Recueil et analyse des données: 

Nous avons utilisé les méthodes standard de Cochrane. Nos critères de jugement principaux étaient l'EP récurrente, la thromboembolie veineuse (TEV) récurrente et la thrombose veineuse profonde (TVP). Les critères de jugement secondaires étaient la mortalité toutes causes confondues, les hémorragies majeures et la qualité de vie liée à la santé. Nous avons utilisé l’outil GRADE pour évaluer le niveau de confiance des données probantes pour chaque critère de jugement.

Résultats principaux: 

Nous avons identifié cinq ECR supplémentaires avec 1484 participants pour cette mise à jour. Avec les essais précédemment inclus, nous avons inclus dix ECR avec un total de 13 073 participants. Deux études ont porté sur un IDT oral (dabigatran) et huit sur des inhibiteurs du facteur Xa oraux (trois rivaroxaban, trois apixaban et deux edoxaban). Dans l'ensemble, les études étaient de bonne qualité méthodologique.

La méta-analyse n'a pas montré de différence claire dans l'efficacité et la tolérance de l'IDT oral par rapport à l'anticoagulation conventionnelle dans la prévention de l'EP récurrente (rapport des cotes (RC) 1,02, intervalle de confiance (IC) à 95 % 0,50 à 2,04 ; 2 études, 1602 participants ; données probantes d’un niveau de confiance modéré), de la TEV récurrente (RC 0,93, IC à 95 % 0,52 à 1,66 ; 2 études, 1602 participants ; données probantes d’un niveau de confiance modéré), de TVP (RC 0,79, IC à 95 % 0,29 à 2,13 ; 2 études, 1602 participants ; données probantes d’un niveau de confiance modéré) et d'hémorragie majeure (RC 0,50, IC à 95 % 0,15 à 1,68 ; 2 études, 1527 participants ; données probantes d’un niveau de confiance modéré). Nous avons abaissé le niveau de confiance des données probantes d'un niveau pour cause d'imprécision en raison du faible nombre d'événements.

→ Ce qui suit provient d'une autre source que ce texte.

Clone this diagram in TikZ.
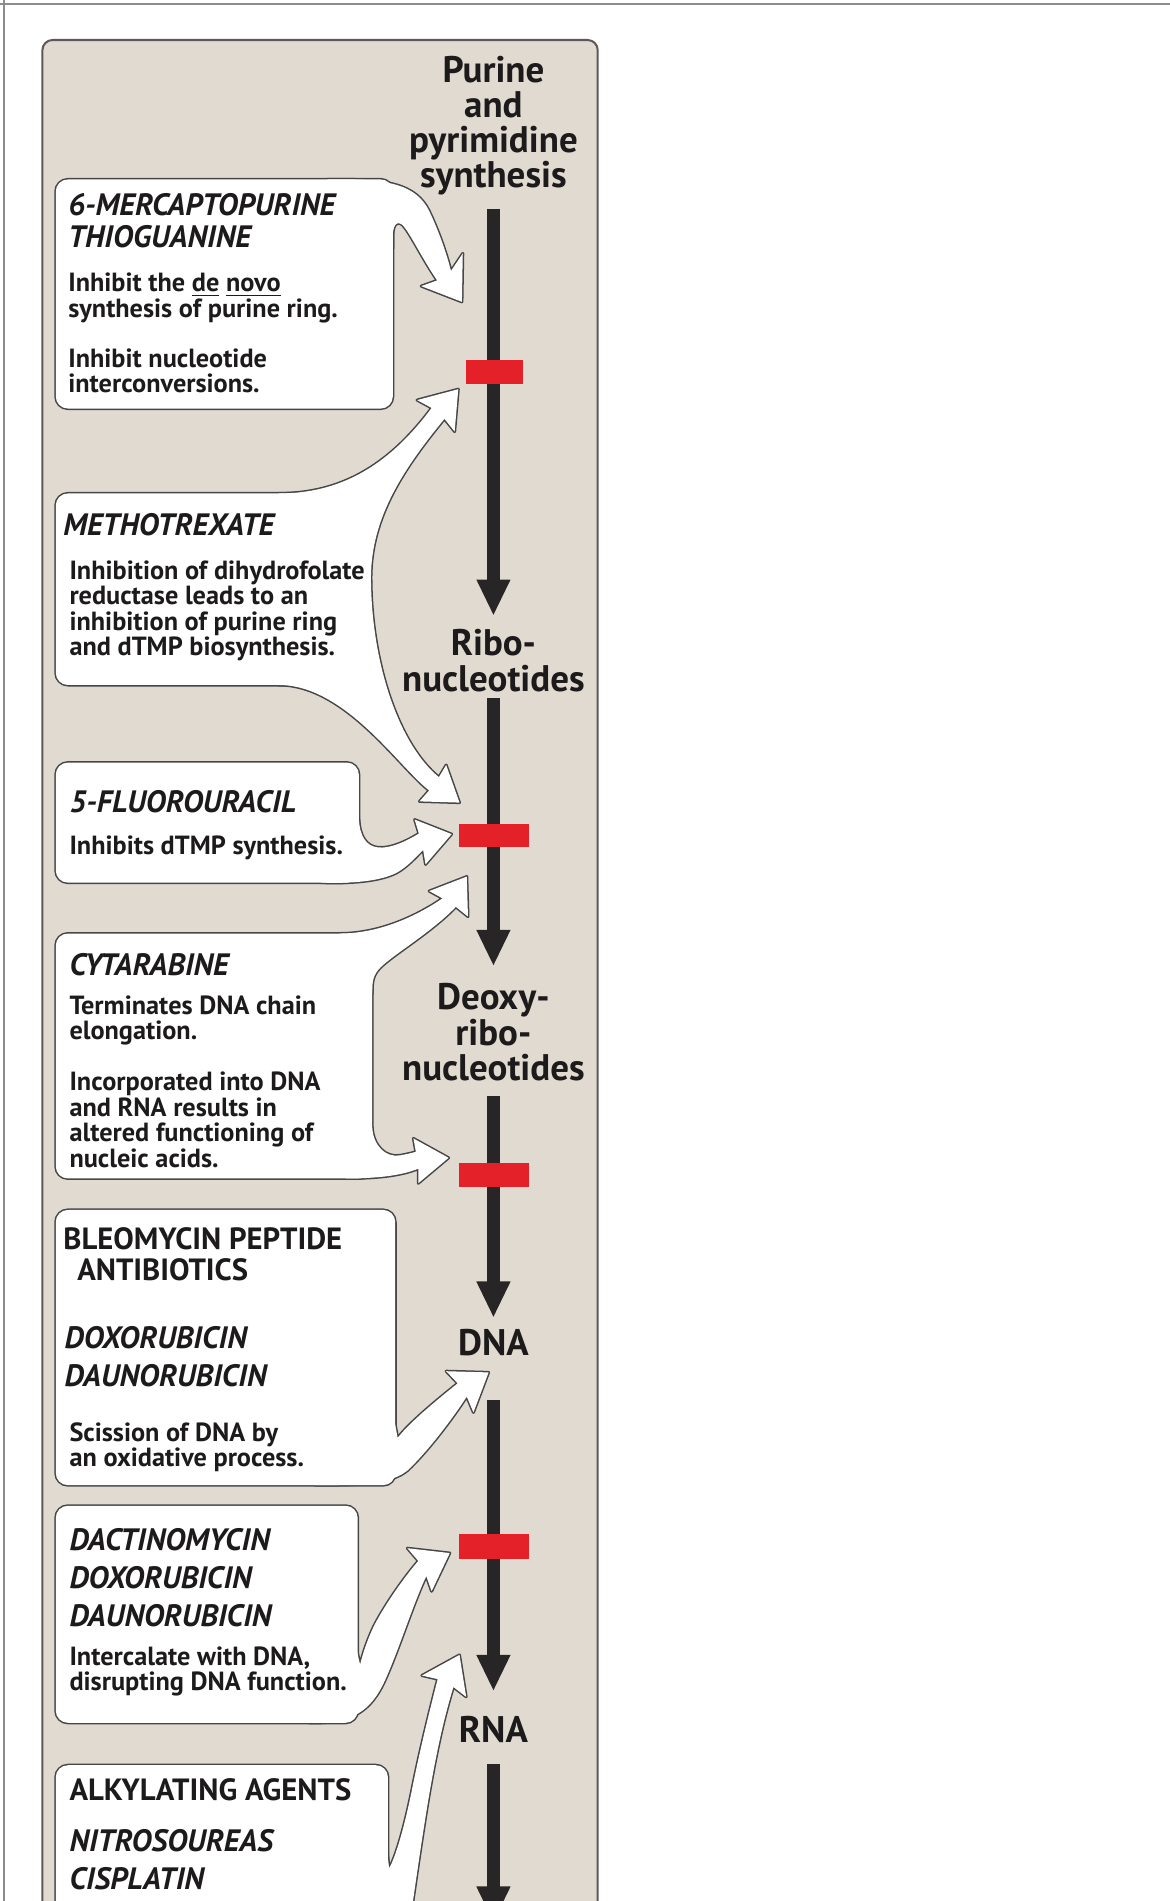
\documentclass[tikz,border=0pt]{standalone}
\usepackage{fontspec}
\setmainfont{PT Sans}
\usetikzlibrary{arrows.meta}
\definecolor{frameline}{RGB}{140,140,140}
\definecolor{panelfill}{RGB}{225,218,209}
\definecolor{panelline}{RGB}{95,88,88}
\definecolor{boxline}{RGB}{70,70,70}
\definecolor{barcol}{RGB}{40,37,38}
\definecolor{blockred}{RGB}{228,32,40}
\definecolor{textcol}{RGB}{28,26,26}
\begin{document}
\begin{tikzpicture}[x=0.6pt,y=-0.6pt,
  outl/.style={draw=boxline,line width=1.5pt,line join=round},
  wfill/.style={fill=white},
  bararrow/.style={draw=barcol,line width=6.6pt,-{Triangle[width=15.5pt,length=18pt]}},
  redblock/.style={fill=blockred},
  druglbl/.style={anchor=north west,inner sep=0pt,align=left,text=textcol,font=\bfseries\itshape\fontsize{15.3}{16.2}\selectfont},
  capslbl/.style={anchor=north west,inner sep=0pt,align=left,text=textcol,font=\bfseries\fontsize{15.2}{15.6}\selectfont},
  bodylbl/.style={anchor=north west,inner sep=0pt,align=left,text=textcol,font=\bfseries\fontsize{13}{12.6}\selectfont},
  steplbl/.style={anchor=north,inner sep=0pt,align=center,text=textcol,font=\bfseries\fontsize{18.3}{17.4}\selectfont}]
\useasboundingbox (0,0) rectangle (965,1568);
\clip (0,0) rectangle (965,1568);
% frame lines
\draw[frameline,line width=1pt] (0,3.5) -- (965,3.5);
\draw[frameline,line width=1pt] (3.5,0) -- (3.5,1568);
% panel
\filldraw[fill=panelfill,draw=panelline,line width=1pt,rounded corners=5pt] (35,1620) -- (35,33) -- (493,33) -- (493,1620);
% shapes
\def\arrA{(270,148) .. controls (320,147) and (343,152) .. (354,174) .. controls (362,191) and (368,208) .. (372,223.5) -- (381.7,209) -- (381,249) -- (347.4,236) -- (360.6,231.3) .. controls (350,216) and (340,196) .. (334,188) .. controls (330,182) and (324,182) .. (324,195) -- (324,205) -- (290,205) -- cycle}
\def\arrB{(230,407) .. controls (280,407) and (320,385) .. (356,336.5) -- (344,330) -- (378,321) -- (375,356) -- (366.6,345.5) .. controls (330,390) and (305,430) .. (306,480) .. controls (307,550) and (330,615) .. (362,641) -- (368,631) -- (379,662) -- (346,661) -- (354,652) .. controls (330,634) and (285,565) .. (230,565) -- cycle}
\def\arrC{(265,728) .. controls (295,729) and (315,726) .. (327,720) .. controls (336,715) and (343,707) .. (349,701) -- (351,713) -- (372.5,688) -- (342,676) -- (345.5,687.5) .. controls (335,694) and (322,700) .. (312,699) .. controls (302,698) and (297,690) .. (296,676) -- (280,700) -- cycle}
\def\arrDa{(280,770) .. controls (310,770) and (340,758) .. (365,741) -- (354,735) -- (385,723) -- (386,756) -- (376,748) .. controls (355,770) and (320,790) .. (312,800) .. controls (307,806) and (307,812) .. (307,820) -- (290,800) -- cycle}
\def\arrDb{(307,930) .. controls (308,945) and (318,955) .. (330,953) .. controls (335,952) and (340,951) .. (343,950) -- (341,939) -- (370,955) -- (345,976) -- (345,964) .. controls (330,970) and (310,972) .. (285,972) -- (290,950) -- cycle}
\def\arrE{(260,1225) .. controls (300,1225) and (322,1224) .. (336,1213) .. controls (352,1198) and (372,1172) .. (385,1152) -- (390.5,1165) -- (403,1132) -- (368,1131) -- (377.5,1141) .. controls (360,1155) and (337,1174) .. (328,1186) -- (325,1170) -- (300,1200) -- cycle}
\def\arrF{(255,1421) .. controls (290,1422) and (306,1412) .. (318,1385) .. controls (330,1358) and (340,1325) .. (351.6,1300) -- (356,1312.5) -- (371,1281) -- (336,1277) -- (345,1287.5) .. controls (330,1305) and (315,1328) .. (308,1342) .. controls (302,1355) and (299,1365) .. (297,1373) -- (294,1360) -- (270,1390) -- cycle}
\def\arrG{(333,1620) .. controls (348,1520) and (356,1450) .. (374,1391.5) -- (384.5,1399.6) -- (379,1365) -- (348,1382) -- (361,1385) .. controls (352,1420) and (345,1450) .. (340,1475) .. controls (334,1505) and (327,1530) .. (321,1541) -- (319,1525) -- (300,1610) -- cycle}
% outlines (drawn thick, then covered by fills so only the union outline remains)
\draw[outl,rounded corners=6pt] (46,148) rectangle (324,337);
\draw[outl,rounded corners=6pt] (46,407) rectangle (300,565);
\draw[outl,rounded corners=6pt] (46,629) rectangle (296,728);
\draw[outl,rounded corners=6pt] (46,770) rectangle (307,972);
\draw[outl,rounded corners=6pt] (46,998) rectangle (326,1225);
\draw[outl,rounded corners=6pt] (46,1242) rectangle (295,1421);
\draw[outl,rounded corners=6pt] (46,1456) rectangle (320,1620);
\draw[outl] \arrA; \draw[outl] \arrB; \draw[outl] \arrC; \draw[outl] \arrDa;
\draw[outl] \arrDb; \draw[outl] \arrE; \draw[outl] \arrF; \draw[outl] \arrG;
% fills
\fill[wfill,rounded corners=6pt] (46,148) rectangle (324,337);
\fill[wfill,rounded corners=6pt] (46,407) rectangle (300,565);
\fill[wfill,rounded corners=6pt] (46,629) rectangle (296,728);
\fill[wfill,rounded corners=6pt] (46,770) rectangle (307,972);
\fill[wfill,rounded corners=6pt] (46,998) rectangle (326,1225);
\fill[wfill,rounded corners=6pt] (46,1242) rectangle (295,1421);
\fill[wfill,rounded corners=6pt] (46,1456) rectangle (320,1620);
\fill[wfill] \arrA; \fill[wfill] \arrB; \fill[wfill] \arrC; \fill[wfill] \arrDa;
\fill[wfill] \arrDb; \fill[wfill] \arrE; \fill[wfill] \arrF; \fill[wfill] \arrG;
% pathway labels
\node[steplbl] (purine) at (407,46) {Purine\\and\\pyrimidine\\synthesis};
\node[steplbl] (ribo) at (407,519) {Ribo-\\nucleotides};
\node[steplbl] (deoxy) at (407,811) {Deoxy-\\ribo-\\nucleotides};
\node[steplbl] (dna) at (407,1096) {DNA};
\node[steplbl] (rna) at (407,1415) {RNA};
% pathway arrows
\coordinate (s1a) at (407,172); \coordinate (s1b) at (407,508);
\coordinate (s2a) at (407,576); \coordinate (s2b) at (407,797);
\coordinate (s3a) at (407,904); \coordinate (s3b) at (407,1087);
\coordinate (s4a) at (407,1155); \coordinate (s4b) at (407,1395);
\coordinate (s5a) at (407,1455); \coordinate (s5b) at (407,1586);
\draw[bararrow] (s1a) -- (s1b);
\draw[bararrow] (s2a) -- (s2b);
\draw[bararrow] (s3a) -- (s3b);
\draw[bararrow] (s4a) -- (s4b);
\draw[bararrow] (s5a) -- (s5b);
% red blocks
\fill[redblock] (384,297) rectangle (431,317);
\fill[redblock] (379,680) rectangle (436,699);
\fill[redblock] (379,959) rectangle (436,979);
\fill[redblock] (379,1265) rectangle (436,1286);
% box A
\node[druglbl] (a1) at (56,159) {6-MERCAPTOPURINE\\THIOGUANINE};
\node[bodylbl] (a2) at (56,225) {Inhibit the \underline{de} \underline{novo}\\synthesis of purine ring.};
\node[bodylbl] (a3) at (56,287) {Inhibit nucleotide\\interconversions.};
% box B
\node[druglbl] (b1) at (52,423) {METHOTREXATE};
\node[bodylbl] (b2) at (57,462) {Inhibition of dihydrofolate\\reductase leads to an\\inhibition of purine ring\\and dTMP biosynthesis.};
% box C
\node[druglbl] (c1) at (57,652) {5-FLUOROURACIL};
\node[bodylbl] (c2) at (57,689) {Inhibits dTMP synthesis.};
% box D
\node[druglbl] (d1) at (57,786) {CYTARABINE};
\node[bodylbl] (d2) at (57,821) {Terminates DNA chain\\elongation.};
\node[bodylbl] (d3) at (57,884) {Incorporated into DNA\\and RNA results in\\altered functioning of\\nucleic acids.};
% box E
\node[capslbl] (e1) at (52,1012) {BLEOMYCIN PEPTIDE\\\hspace*{0.45em}ANTIBIOTICS};
\node[druglbl] (e2) at (53,1094) {DOXORUBICIN};
\node[druglbl] (e3) at (53,1125) {DAUNORUBICIN};
\node[bodylbl] (e4) at (57,1173) {Scission of DNA by\\an oxidative process.};
% box F
\node[druglbl] (f1) at (57,1260) {DACTINOMYCIN};
\node[druglbl] (f2) at (57,1292) {DOXORUBICIN};
\node[druglbl] (f3) at (57,1323) {DAUNORUBICIN};
\node[bodylbl] (f4) at (57,1358) {Intercalate with DNA,\\disrupting DNA function.};
% box G
\node[capslbl] (g1) at (57,1467) {ALKYLATING AGENTS};
\node[druglbl] (g2) at (57,1509) {NITROSOUREAS};
\node[druglbl] (g3) at (57,1540) {CISPLATIN};
\end{tikzpicture}
\end{document}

Il n'y avait pas non plus de différence claire entre les inhibiteurs oraux du facteur Xa et l'anticoagulation conventionnelle dans la prévention de l'EP récurrente (RC 0,92, IC à 95 % 0,66 à 1,29 ; 3 études, 8186 participants ; données probantes d'un niveau de confiance modéré), de la TEV récurrente (RC 0,83, IC à 95 % 0,66 à 1,03 ; 8 études, 11 416 participants ; données probantes d'un niveau de confiance modéré), de la TVP (RC 0,77, IC à 95 % 0.48 à 1,25 ; 2 études, 8151 participants ; données probantes d'un niveau modéré), la mortalité toutes causes confondues (RC 1,16, IC à 95 % 0,79 à 1,70 ; 1 étude, 4817 participants ; données probantes d'un niveau de confiance modéré) et les hémorragies majeures (RC 0,71, IC à 95 % 0,36 à 1,41 ; 8 études, 11 447 participants ; données probantes d'un niveau de confiance faible) ; l'hétérogénéité pour les hémorragies majeures était significative (I 2 = 79 %). Nous avons abaissé le niveau de confiance des données probantes à modéré et faible en raison de l'imprécision due au faible nombre d'événements et de l'incohérence due à l'hétérogénéité clinique. Aucune des études incluses n'a mesuré la qualité de vie liée à la santé.